### EXERCISE
Output the full listing below exactly, without the pictures.

[BEGIN]

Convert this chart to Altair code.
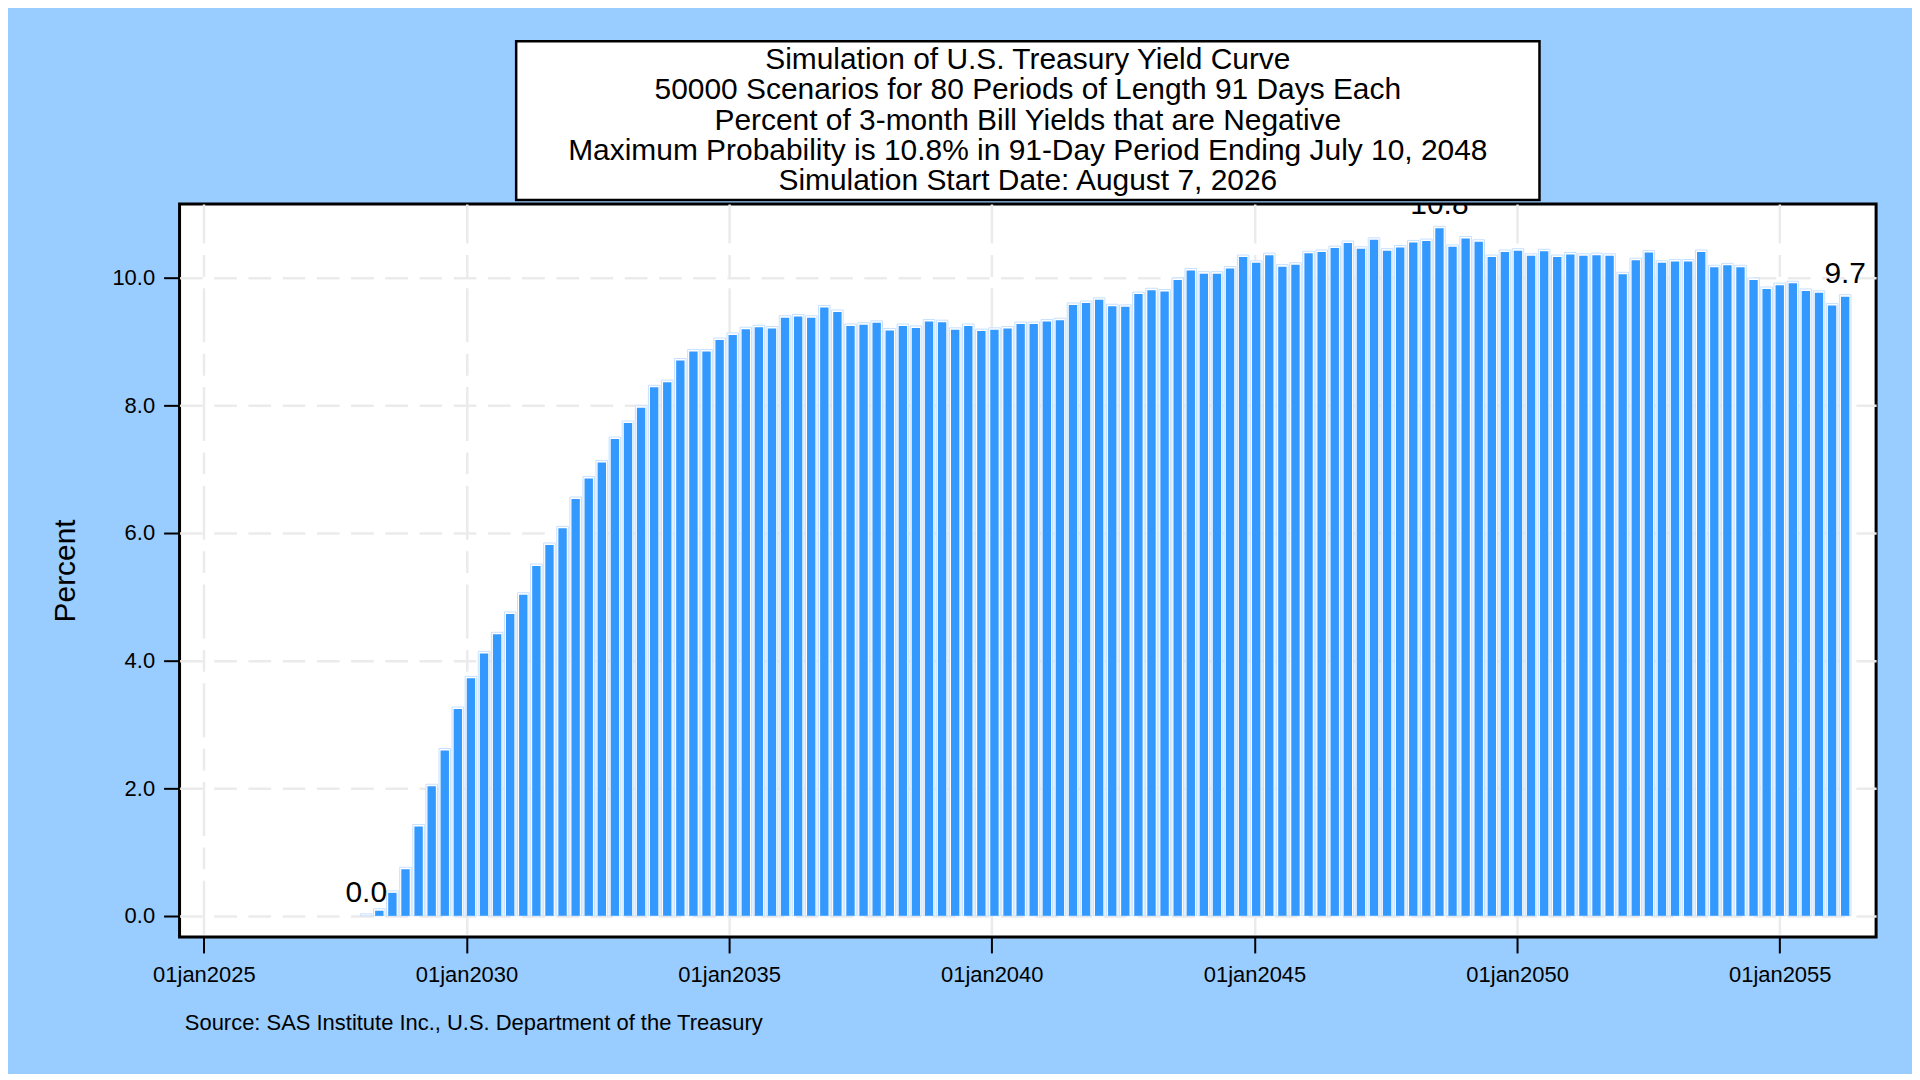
import altair as alt
import pandas as pd

FONT = "Liberation Sans"

# Percent of 3-month bill yields that are negative, one value per 91-day period
values = [0.0, 0.08, 0.36, 0.73, 1.40, 2.03, 2.59, 3.24, 3.72, 4.11,
          4.41, 4.73, 5.03, 5.48, 5.81, 6.07, 6.53, 6.85, 7.10, 7.47,
          7.72, 7.96, 8.28, 8.36, 8.70, 8.84, 8.84, 9.02, 9.10, 9.19,
          9.22, 9.20, 9.37, 9.39, 9.37, 9.53, 9.46, 9.24, 9.26, 9.29,
          9.17, 9.24, 9.21, 9.31, 9.30, 9.18, 9.24, 9.16, 9.18, 9.20,
          9.27, 9.27, 9.31, 9.33, 9.57, 9.60, 9.65, 9.55, 9.54, 9.74,
          9.80, 9.78, 9.96, 10.11, 10.06, 10.06, 10.14, 10.32, 10.23, 10.35,
          10.17, 10.20, 10.38, 10.40, 10.46, 10.54, 10.45, 10.59, 10.42, 10.47,
          10.55, 10.57, 10.77, 10.48, 10.61, 10.56, 10.32, 10.40, 10.42, 10.34,
          10.41, 10.32, 10.36, 10.34, 10.35, 10.34, 10.05, 10.27, 10.39, 10.23,
          10.25, 10.25, 10.40, 10.16, 10.19, 10.16, 9.96, 9.82, 9.88, 9.91,
          9.79, 9.76, 9.56, 9.70]

# period end dates: consecutive 91-day periods
first_period_end = "2028-02-04"
period_days = 91
dates = pd.date_range(first_period_end, periods=len(values), freq=f"{period_days}D")

tick_years = [2025, 2030, 2035, 2040, 2045, 2050, 2055]
y_ticks = [0, 2, 4, 6, 8, 10]

title_lines = [
    "Simulation of U.S. Treasury Yield Curve",
    "50000 Scenarios for 80 Periods of Length 91 Days Each",
    "Percent of 3-month Bill Yields that are Negative",
    "Maximum Probability is 10.8% in 91-Day Period Ending July 10, 2048",
    "Simulation Start Date: August 7, 2026",
]
source_text = "Source: SAS Institute Inc., U.S. Department of the Treasury"
y_title = "Percent"

df = pd.DataFrame({"date": dates, "value": values})
imax = int(df["value"].idxmax())
df_lab = df.iloc[[0, imax, len(df) - 1]].reset_index(drop=True)

GRID = "#ebebeb"
BAR = "#3399ff"
BAR_EDGE = "#c6e0ff"
BG = "#99ccff"

W, H = 1701, 735
TITLE_FS = 30
TITLE_LH = 30.3

x_enc = alt.X(
    "date:T",
    scale=alt.Scale(domain=[alt.DateTime(year=2024, month=7, date=16),
                            alt.DateTime(year=2056, month=11, date=1)],
                    padding=0),
    axis=alt.Axis(
        values=[alt.DateTime(year=y, month=1, date=1) for y in tick_years],
        labelExpr="lower(timeFormat(datum.value, '%d%b%Y'))",
        title=source_text,
        domain=False,
        tickSize=16, tickWidth=2, tickColor="black",
        labelFont=FONT, labelFontSize=22, labelColor="black",
        labelBaseline="alphabetic", labelPadding=28.4,
        labelFlush=False, labelOverlap=False,
        grid=True, gridColor=GRID, gridWidth=2.5,
        gridDash=[54, 11.5, 22, 11.5], gridDashOffset=14.8,
        titleFont=FONT, titleFontSize=22, titleFontWeight="normal",
        titleColor="black", titleAlign="left", titleAnchor="start",
        titleBaseline="alphabetic", titleX=4.8, titleY=92.7,
    ),
)

y_enc = alt.Y(
    "value:Q",
    scale=alt.Scale(domain=[-0.331, 11.153], nice=False, zero=False, padding=0),
    axis=alt.Axis(
        values=y_ticks, format=".1f", title=y_title,
        domain=False,
        tickSize=16, tickWidth=2, tickColor="black",
        labelFont=FONT, labelFontSize=22, labelColor="black", labelPadding=9,
        grid=True, gridColor=GRID, gridWidth=2.5, gridDash=[22.7, 11.6],
        titleFont=FONT, titleFontSize=30, titleFontWeight="normal",
        titleColor="black", titleAngle=270, titleAlign="center",
        titleBaseline="alphabetic", titleX=-105.5, titleY=H / 2,
    ),
)

base = alt.Chart(df).encode(x=x_enc, y=y_enc, y2=alt.datum(0))

outer = base.mark_bar(width=11.6, fill="white", stroke=BAR_EDGE,
                      strokeWidth=1, yOffset=-2)
inner = base.mark_bar(width=8.4, fill=BAR)

labels = alt.Chart(df_lab).mark_text(
    font=FONT, fontSize=30, color="black", baseline="alphabetic",
    align="center", dy=-14, clip=True,
).encode(x=x_enc, y=y_enc, text=alt.Text("value:Q", format=".1f"))

main = alt.layer(outer, inner, labels).properties(
    width=W, height=H,
    view=alt.ViewBackground(fill="white", stroke="black", strokeWidth=3),
)

box = alt.Chart(pd.DataFrame({"k": [0]})).mark_text(
    text=title_lines, font=FONT, fontSize=TITLE_FS, lineHeight=TITLE_LH,
    color="black", align="center", baseline="middle",
    dy=-(len(title_lines) - 1) / 2 * TITLE_LH,
).properties(
    width=1026, height=159,
    view=alt.ViewBackground(fill="white", stroke="black", strokeWidth=2.5),
)

chart = alt.vconcat(box, main, spacing=4, center=True, bounds="flush").properties(
    padding={"left": 41, "top": 30, "right": 34, "bottom": 37},
    background=BG,
)

chart.save("out.html", embed_options={"renderer": "svg", "actions": False})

[END]

### SOLUTION
Convert this chart to Altair code.
import altair as alt
import pandas as pd

FONT = "Liberation Sans"

# Percent of 3-month bill yields that are negative, one value per 91-day period
values = [0.0, 0.08, 0.36, 0.73, 1.40, 2.03, 2.59, 3.24, 3.72, 4.11,
          4.41, 4.73, 5.03, 5.48, 5.81, 6.07, 6.53, 6.85, 7.10, 7.47,
          7.72, 7.96, 8.28, 8.36, 8.70, 8.84, 8.84, 9.02, 9.10, 9.19,
          9.22, 9.20, 9.37, 9.39, 9.37, 9.53, 9.46, 9.24, 9.26, 9.29,
          9.17, 9.24, 9.21, 9.31, 9.30, 9.18, 9.24, 9.16, 9.18, 9.20,
          9.27, 9.27, 9.31, 9.33, 9.57, 9.60, 9.65, 9.55, 9.54, 9.74,
          9.80, 9.78, 9.96, 10.11, 10.06, 10.06, 10.14, 10.32, 10.23, 10.35,
          10.17, 10.20, 10.38, 10.40, 10.46, 10.54, 10.45, 10.59, 10.42, 10.47,
          10.55, 10.57, 10.77, 10.48, 10.61, 10.56, 10.32, 10.40, 10.42, 10.34,
          10.41, 10.32, 10.36, 10.34, 10.35, 10.34, 10.05, 10.27, 10.39, 10.23,
          10.25, 10.25, 10.40, 10.16, 10.19, 10.16, 9.96, 9.82, 9.88, 9.91,
          9.79, 9.76, 9.56, 9.70]

# period end dates: consecutive 91-day periods
first_period_end = "2028-02-04"
period_days = 91
dates = pd.date_range(first_period_end, periods=len(values), freq=f"{period_days}D")

tick_years = [2025, 2030, 2035, 2040, 2045, 2050, 2055]
y_ticks = [0, 2, 4, 6, 8, 10]

title_lines = [
    "Simulation of U.S. Treasury Yield Curve",
    "50000 Scenarios for 80 Periods of Length 91 Days Each",
    "Percent of 3-month Bill Yields that are Negative",
    "Maximum Probability is 10.8% in 91-Day Period Ending July 10, 2048",
    "Simulation Start Date: August 7, 2026",
]
source_text = "Source: SAS Institute Inc., U.S. Department of the Treasury"
y_title = "Percent"

df = pd.DataFrame({"date": dates, "value": values})
imax = int(df["value"].idxmax())
df_lab = df.iloc[[0, imax, len(df) - 1]].reset_index(drop=True)

GRID = "#ebebeb"
BAR = "#3399ff"
BAR_EDGE = "#c6e0ff"
BG = "#99ccff"

W, H = 1701, 735
TITLE_FS = 30
TITLE_LH = 30.3

x_enc = alt.X(
    "date:T",
    scale=alt.Scale(domain=[alt.DateTime(year=2024, month=7, date=16),
                            alt.DateTime(year=2056, month=11, date=1)],
                    padding=0),
    axis=alt.Axis(
        values=[alt.DateTime(year=y, month=1, date=1) for y in tick_years],
        labelExpr="lower(timeFormat(datum.value, '%d%b%Y'))",
        title=source_text,
        domain=False,
        tickSize=16, tickWidth=2, tickColor="black",
        labelFont=FONT, labelFontSize=22, labelColor="black",
        labelBaseline="alphabetic", labelPadding=28.4,
        labelFlush=False, labelOverlap=False,
        grid=True, gridColor=GRID, gridWidth=2.5,
        gridDash=[54, 11.5, 22, 11.5], gridDashOffset=14.8,
        titleFont=FONT, titleFontSize=22, titleFontWeight="normal",
        titleColor="black", titleAlign="left", titleAnchor="start",
        titleBaseline="alphabetic", titleX=4.8, titleY=92.7,
    ),
)

y_enc = alt.Y(
    "value:Q",
    scale=alt.Scale(domain=[-0.331, 11.153], nice=False, zero=False, padding=0),
    axis=alt.Axis(
        values=y_ticks, format=".1f", title=y_title,
        domain=False,
        tickSize=16, tickWidth=2, tickColor="black",
        labelFont=FONT, labelFontSize=22, labelColor="black", labelPadding=9,
        grid=True, gridColor=GRID, gridWidth=2.5, gridDash=[22.7, 11.6],
        titleFont=FONT, titleFontSize=30, titleFontWeight="normal",
        titleColor="black", titleAngle=270, titleAlign="center",
        titleBaseline="alphabetic", titleX=-105.5, titleY=H / 2,
    ),
)

base = alt.Chart(df).encode(x=x_enc, y=y_enc, y2=alt.datum(0))

outer = base.mark_bar(width=11.6, fill="white", stroke=BAR_EDGE,
                      strokeWidth=1, yOffset=-2)
inner = base.mark_bar(width=8.4, fill=BAR)

labels = alt.Chart(df_lab).mark_text(
    font=FONT, fontSize=30, color="black", baseline="alphabetic",
    align="center", dy=-14, clip=True,
).encode(x=x_enc, y=y_enc, text=alt.Text("value:Q", format=".1f"))

main = alt.layer(outer, inner, labels).properties(
    width=W, height=H,
    view=alt.ViewBackground(fill="white", stroke="black", strokeWidth=3),
)

box = alt.Chart(pd.DataFrame({"k": [0]})).mark_text(
    text=title_lines, font=FONT, fontSize=TITLE_FS, lineHeight=TITLE_LH,
    color="black", align="center", baseline="middle",
    dy=-(len(title_lines) - 1) / 2 * TITLE_LH,
).properties(
    width=1026, height=159,
    view=alt.ViewBackground(fill="white", stroke="black", strokeWidth=2.5),
)

chart = alt.vconcat(box, main, spacing=4, center=True, bounds="flush").properties(
    padding={"left": 41, "top": 30, "right": 34, "bottom": 37},
    background=BG,
)

chart.save("out.html", embed_options={"renderer": "svg", "actions": False})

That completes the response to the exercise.